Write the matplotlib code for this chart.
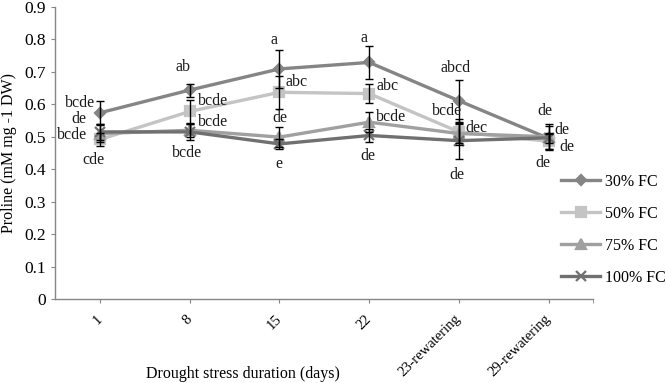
import numpy as np
import matplotlib
matplotlib.use("Agg")
import matplotlib.pyplot as plt

plt.rcParams['font.family'] = ['Liberation Serif', 'DejaVu Serif']

# categories on the x axis
days = ['1', '8', '15', '22', '23-rewatering', '29-rewatering']

# proline content (mM mg-1 DW) and error bars per treatment
fc30 = [0.574, 0.644, 0.709, 0.729, 0.611, 0.495]
fc30_err = [0.035, 0.020, 0.058, 0.050, 0.065, 0.015]
fc50 = [0.492, 0.578, 0.637, 0.633, 0.515, 0.486]
fc50_err = [0.020, 0.035, 0.050, 0.030, 0.040, 0.025]
fc75 = [0.510, 0.520, 0.499, 0.545, 0.510, 0.500]
fc75_err = [0.025, 0.020, 0.030, 0.030, 0.030, 0.040]
fc100 = [0.515, 0.515, 0.478, 0.504, 0.488, 0.497]
fc100_err = [0.025, 0.025, 0.015, 0.020, 0.055, 0.035]

series_names = ['30% FC', '50% FC', '75% FC', '100% FC']

# significance letters: (category index, x nudge, y value, text)
letters = [
    (0, -0.22, 0.604, 'bcde'), (0, -0.24, 0.556, 'de'),
    (0, -0.31, 0.507, 'bcde'), (0, -0.08, 0.427, 'cde'),
    (1, -0.08, 0.716, 'ab'), (1, 0.26, 0.611, 'bcde'),
    (1, 0.26, 0.547, 'bcde'), (1, -0.03, 0.449, 'bcde'),
    (2, -0.06, 0.799, 'a'), (2, 0.19, 0.670, 'abc'),
    (2, 0.00, 0.559, 'de'), (2, -0.01, 0.415, 'e'),
    (3, -0.06, 0.805, 'a'), (3, 0.21, 0.657, 'abc'),
    (3, 0.24, 0.562, 'bcde'), (3, -0.01, 0.442, 'de'),
    (4, -0.04, 0.713, 'abcd'), (4, -0.13, 0.578, 'bcde'),
    (4, 0.20, 0.528, 'dec'), (4, -0.02, 0.381, 'de'),
    (5, -0.04, 0.578, 'de'), (5, 0.15, 0.522, 'de'),
    (5, 0.20, 0.467, 'de'), (5, -0.06, 0.418, 'de'),
]

fig = plt.figure(figsize=(6.66, 3.83), dpi=100)
ax = fig.add_axes([0.083, 0.219, 0.808, 0.763])

x = np.arange(len(days))
styles = [
    (fc30, fc30_err, '#858585', 'D', 5.5),
    (fc50, fc50_err, '#c4c4c4', 's', 6.5),
    (fc75, fc75_err, '#a0a0a0', '^', 7),
    (fc100, fc100_err, '#707070', 'x', 6.5),
]
for (vals, err, col, mk, ms), name in zip(styles, series_names):
    ax.errorbar(x, vals, yerr=err, fmt='none', ecolor='black', elinewidth=1.0,
                capsize=3, capthick=1.0, zorder=3)
    ax.plot(x, vals, color=col, lw=2.4, marker=mk, ms=ms, mfc=col, mec=col,
            mew=1.6, label=name, zorder=2)

for i, dx, y, t in letters:
    ax.text(x[i] + dx, y, t, ha='center', va='center', fontsize=11.5, color='#1a1a1a')

ax.set_xlim(-0.5, len(days) - 0.5)
ax.set_ylim(0, 0.9)
ax.set_yticks(np.arange(0, 0.91, 0.1))
ax.set_yticklabels(['0', '0.1', '0.2', '0.3', '0.4', '0.5', '0.6', '0.7', '0.8', '0.9'])
ax.set_xticks(x)
ax.set_xticklabels(days, rotation=45, ha='right', va='center', rotation_mode='anchor')
ax.set_xticks([len(days) - 0.5], minor=True)

for s in ['top', 'right']:
    ax.spines[s].set_visible(False)
for s in ['left', 'bottom']:
    ax.spines[s].set_color('#868686')
    ax.spines[s].set_linewidth(1.0)
ax.tick_params(axis='y', direction='out', length=3, color='#868686', labelsize=12.5, pad=4)
ax.tick_params(axis='x', which='both', direction='out', length=3, color='#868686',
               labelsize=10.5, pad=10)

ax.set_ylabel('Proline (mM mg -1 DW)', fontsize=11.5)
ax.yaxis.set_label_coords(-0.072, 0.5)
fig.text(243 / 666, 1 - 374 / 383, 'Drought stress duration (days)', ha='center',
         va='center', fontsize=11.5)

ax.legend(loc='center left', bbox_to_anchor=(0.843, 0.40), bbox_transform=fig.transFigure,
          frameon=False, fontsize=11.5, handlelength=2.4, handletextpad=0.3,
          labelspacing=1.0, borderpad=0, borderaxespad=0)

fig.savefig('out.png', dpi=100)
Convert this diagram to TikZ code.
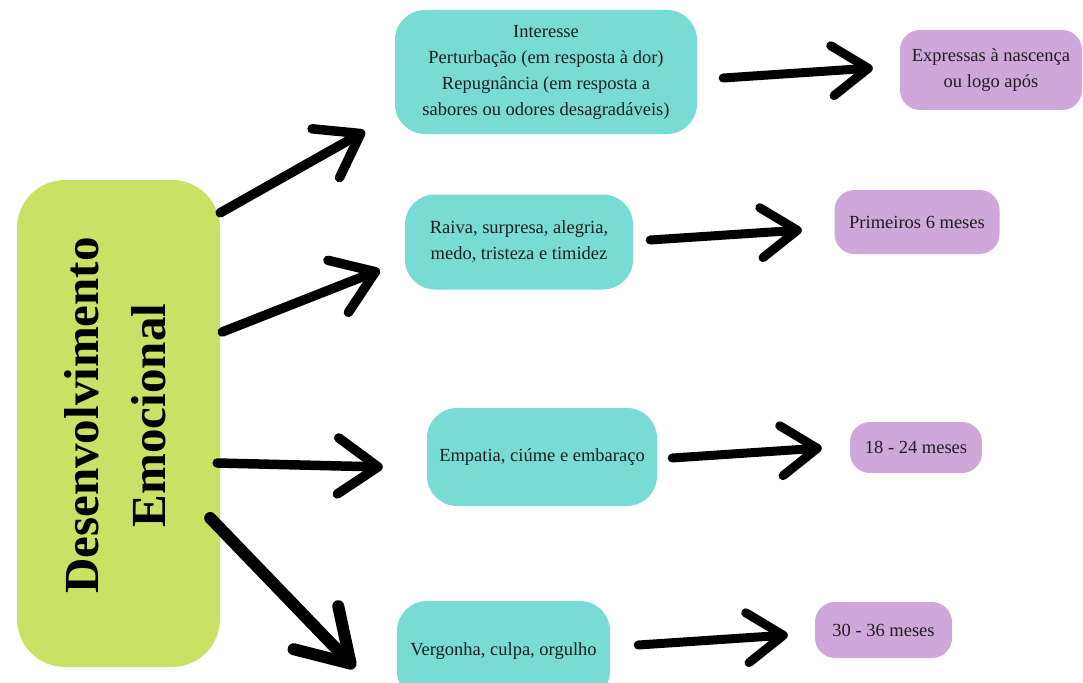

Written task -> Stop after the line containing "ax = fig.add_axes([0.083, 0.219, 0.808, 0.763])": copy the records exactly from the first line up to there, leaving pictures out.

Written response ->
Write the matplotlib code for this chart.
import numpy as np
import matplotlib
matplotlib.use("Agg")
import matplotlib.pyplot as plt

plt.rcParams['font.family'] = ['Liberation Serif', 'DejaVu Serif']

# categories on the x axis
days = ['1', '8', '15', '22', '23-rewatering', '29-rewatering']

# proline content (mM mg-1 DW) and error bars per treatment
fc30 = [0.574, 0.644, 0.709, 0.729, 0.611, 0.495]
fc30_err = [0.035, 0.020, 0.058, 0.050, 0.065, 0.015]
fc50 = [0.492, 0.578, 0.637, 0.633, 0.515, 0.486]
fc50_err = [0.020, 0.035, 0.050, 0.030, 0.040, 0.025]
fc75 = [0.510, 0.520, 0.499, 0.545, 0.510, 0.500]
fc75_err = [0.025, 0.020, 0.030, 0.030, 0.030, 0.040]
fc100 = [0.515, 0.515, 0.478, 0.504, 0.488, 0.497]
fc100_err = [0.025, 0.025, 0.015, 0.020, 0.055, 0.035]

series_names = ['30% FC', '50% FC', '75% FC', '100% FC']

# significance letters: (category index, x nudge, y value, text)
letters = [
    (0, -0.22, 0.604, 'bcde'), (0, -0.24, 0.556, 'de'),
    (0, -0.31, 0.507, 'bcde'), (0, -0.08, 0.427, 'cde'),
    (1, -0.08, 0.716, 'ab'), (1, 0.26, 0.611, 'bcde'),
    (1, 0.26, 0.547, 'bcde'), (1, -0.03, 0.449, 'bcde'),
    (2, -0.06, 0.799, 'a'), (2, 0.19, 0.670, 'abc'),
    (2, 0.00, 0.559, 'de'), (2, -0.01, 0.415, 'e'),
    (3, -0.06, 0.805, 'a'), (3, 0.21, 0.657, 'abc'),
    (3, 0.24, 0.562, 'bcde'), (3, -0.01, 0.442, 'de'),
    (4, -0.04, 0.713, 'abcd'), (4, -0.13, 0.578, 'bcde'),
    (4, 0.20, 0.528, 'dec'), (4, -0.02, 0.381, 'de'),
    (5, -0.04, 0.578, 'de'), (5, 0.15, 0.522, 'de'),
    (5, 0.20, 0.467, 'de'), (5, -0.06, 0.418, 'de'),
]

fig = plt.figure(figsize=(6.66, 3.83), dpi=100)
ax = fig.add_axes([0.083, 0.219, 0.808, 0.763])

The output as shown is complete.